Fixed income
QPON
Betashares Australian Bank Senior Floating Rate Bond ETF · Betashares
Senior floating-rate bonds issued by Australia's banks — mostly the big four, plus a few other major banks — high-quality bank debt that pays interest which moves up and down with market rates, rather than company shares.
What the fee costs you
The management fee is 0.22% a year. Here’s what that works out to in dollars:
A 0.22% yearly fee works out to about $22 a year per $10,000 invested.
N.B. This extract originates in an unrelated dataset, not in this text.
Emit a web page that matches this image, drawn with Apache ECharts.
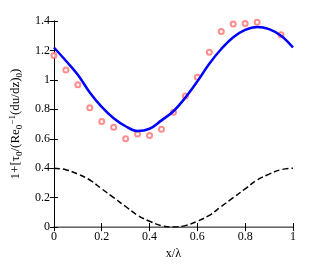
<!DOCTYPE html>
<html><head><meta charset="utf-8">
<script src="https://cdn.jsdelivr.net/npm/echarts@6/dist/echarts.min.js"></script>
<style>html,body{margin:0;padding:0;background:#fff}#c{width:324px;height:265px}</style>
</head><body><div id="c"></div>
<script>
const xs = [0,0.05,0.1,0.15,0.2,0.25,0.3,0.35,0.4,0.45,0.5,0.55,0.6,0.65,0.7,0.75,0.8,0.85,0.9,0.95,1.0];
const blueLine = [1.22,1.13,1.035,0.915,0.817,0.74,0.685,0.652,0.668,0.725,0.787,0.88,0.99,1.11,1.21,1.29,1.34,1.36,1.345,1.30,1.22];
const dashedLine = [0.40,0.39,0.36,0.32,0.26,0.20,0.14,0.08,0.04,0.01,0.00,0.01,0.04,0.08,0.14,0.20,0.26,0.32,0.36,0.39,0.40];
const circleX = [0,0.05,0.1,0.15,0.2,0.25,0.3,0.35,0.4,0.45,0.5,0.55,0.6,0.65,0.7,0.75,0.8,0.85,0.9,0.95];
const circleY = [1.165,1.067,0.967,0.81,0.717,0.678,0.60,0.632,0.623,0.665,0.78,0.89,1.018,1.187,1.329,1.379,1.383,1.392,1.405,1.307];
const xTicks = [0,0.2,0.4,0.6,0.8,1];
const yTicks = [0,0.2,0.4,0.6,0.8,1,1.2,1.4];

const font = 'Liberation Serif';
const chart = echarts.init(document.getElementById('c'));
const pair = (a,b)=>a.map((v,i)=>[v,b[i]]);
const baseX = {type:'value',min:0,max:1,interval:0.2,splitLine:{show:false},
  axisTick:{inside:true,length:4,lineStyle:{color:'#000'}},axisLine:{lineStyle:{color:'#000'}}};
const baseY = {type:'value',min:0,max:1.4,interval:0.2,splitLine:{show:false},
  axisTick:{inside:true,length:4,lineStyle:{color:'#000'}},axisLine:{lineStyle:{color:'#000'}}};
chart.setOption({
  animation:false,
  grid:{left:43,right:31,top:21,bottom:30},
  xAxis:[
    Object.assign({},baseX,{position:'bottom',name:'x/λ',nameLocation:'middle',nameGap:13,
      nameTextStyle:{fontFamily:font,fontSize:12,color:'#000'},
      axisLabel:{fontFamily:font,fontSize:12,color:'#000',margin:4,formatter:v=>xTicks.includes(+v.toFixed(1))?String(+v.toFixed(1)):''}}),
    Object.assign({},baseX,{position:'top',axisLabel:{show:false},axisLine:{lineStyle:{color:'#888',width:1.5}}})
  ],
  yAxis:[
    Object.assign({},baseY,{position:'left',nameLocation:'middle',nameGap:27,nameRotate:90,
      name:'1+[τ{s|0}/(Re{s|0}{p|−1}(du/dz){s|0})',
      nameTextStyle:{fontFamily:font,fontSize:13,color:'#000',
        rich:{s:{fontFamily:font,fontSize:9,verticalAlign:'bottom',padding:[7,0,0,0]},
              p:{fontFamily:font,fontSize:9,verticalAlign:'top',padding:[0,0,7,0]}}},
      axisLabel:{fontFamily:font,fontSize:12,color:'#000',margin:4,formatter:v=>{const r=+v.toFixed(1);return yTicks.includes(r)?String(r):'';}}}),
    Object.assign({},baseY,{position:'right',axisLabel:{show:false}})
  ],
  series:[
    {type:'line',data:pair(xs,blueLine),smooth:0.4,showSymbol:false,lineStyle:{color:'#0000ff',width:2.5}},
    {type:'line',data:pair(xs,dashedLine),smooth:0.4,showSymbol:false,lineStyle:{color:'#000',width:1.5,type:[6,3]}},
    {type:'scatter',data:pair(circleX,circleY),symbol:'emptyCircle',symbolSize:5,itemStyle:{color:'#ff7070',borderColor:'#ff7070',borderWidth:0.9}}
  ]
});
</script></body></html>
A rough guide based on the headline fee only. Other costs (such as brokerage or buy/sell spreads) aren’t included.
The basics
- Issuer
- Betashares
- Asset class
- Fixed income
- Number of holdings
- ~12
- Where it invests
- 100% Australia.
- Income paid
- Monthly
- Currency hedged
- N/A — It holds Australian-dollar bonds, so there's no foreign-currency exposure to hedge.
Its character
A defensive, cash-like holding rather than a growth one. Because its bonds pay floating-rate coupons that reset as interest rates change, its price is far less sensitive to rate moves than a fixed-rate bond fund — when rates rise, the income it pays tends to rise too. It lends to high-quality Australian banks (senior debt, which ranks ahead of many other claims), so credit risk is low.
What to keep in mind
Its main risks are credit and interest rates, not the share market — but its floating-rate structure means rate moves affect it much less than a fixed-rate bond fund, so its price has historically been quite stable. Credit risk is low because it lends to high-quality Australian banks via senior bonds, though it isn't risk-free and is concentrated in the banking sector.
Income
Income is paid as interest (not franked dividends), passed on as monthly distributions; because the coupons float, the income rises and falls with market interest rates.
Figures last verified 2026-06-22against the issuer’s factsheet and PDS.